MINNEAPOLIS (AP) — Minnesota likes to think of itself as an innovator in health care with some of the lowest costs yet one of the healthiest populations in the country. And the state’s official health care economist says its efforts to put a lid on rising costs seem to be paying off.
Those moves include bipartisan legislation in 2008 under GOP Gov. Tim Pawlenty, additional initiatives under Democratic Gov. Mark Dayton that dovetail with the Obama administration’s health care overhaul, and new delivery strategies that have come from the state’s health care providers and insurers, said Stefan Gildemeister, director of the Health Economics Program at the Minnesota Department of Health.
Minnesota’s annual health care spending growth has been under 4 percent for several years and it’s been “very slow” since 2009, Gildemeister said.

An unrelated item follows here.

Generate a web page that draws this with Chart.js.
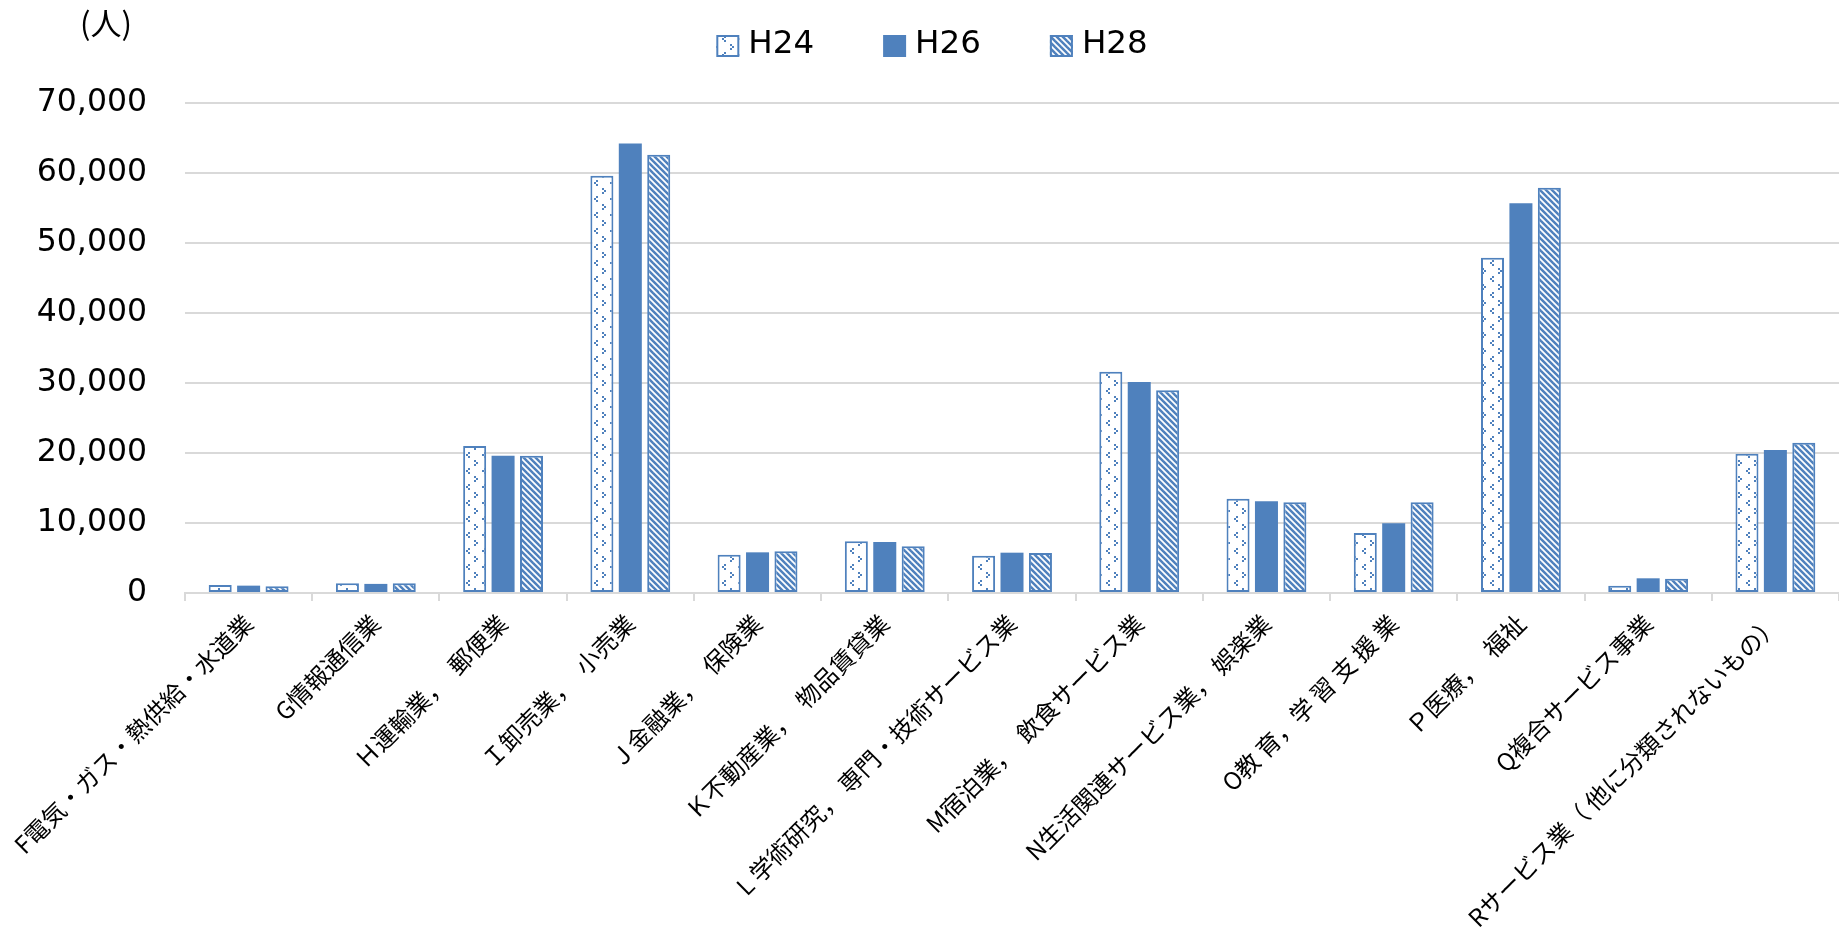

And while the final data won’t be available until next month, he said it looks like 2011 may have seen the lowest cost growth since the state began measuring it.
Gildemeister said economists don’t know yet how much of that low growth is due to Minnesota’s initiatives and how much is from the economic slowdown. That might take another year or two so they can observe what happens as the economy improves, he said.
The 2008 legislation sought to improve community health, patient experiences and affordability. Gildemeister said a lot of that initiative was “going upstream” to address some of the causes of rising health care costs, such as reducing obesity by encouraging exercise and reducing tobacco use. Another is the expanded use of “health care homes,” a new approach involving tighter collaboration between primary care providers and patients with chronic or complex conditions.
A Dayton task force last year issued a “Roadmap to a Healthier Minnesota,” eight broad strategies aimed at getting Minnesotans healthier.
The report recommended that state-funded health care plans shift from the traditional fee-for-service payment systems, which experts say lead to overuse and waste, toward a “total cost of care” approach, in which insurers and providers get fixed payments for taking responsibility for the health care of a population of patients. The approach has been increasingly common for commercial health plans.
The 2013 legislative session focused on two other key recommendations: establishment of Minnesota’s health care exchange and expanding Medicaid to cover more poor Minnesotans. It’s up to policymakers to pick and choose from the other recommendations over the next few years.
Data from the Kaiser Family Foundation rank Minnesota’s per capita expenditures on health care and its average annual percentage growth in health spending as a little above the national averages. But Gildemeister said Kaiser’s growth figures cover a long time frame, 1991-2009. And he said Kaiser’s numbers are based on federal estimates. He said Minnesota’s own data is more precise, and that he’s confident it paints an accurate picture of a state that is below average.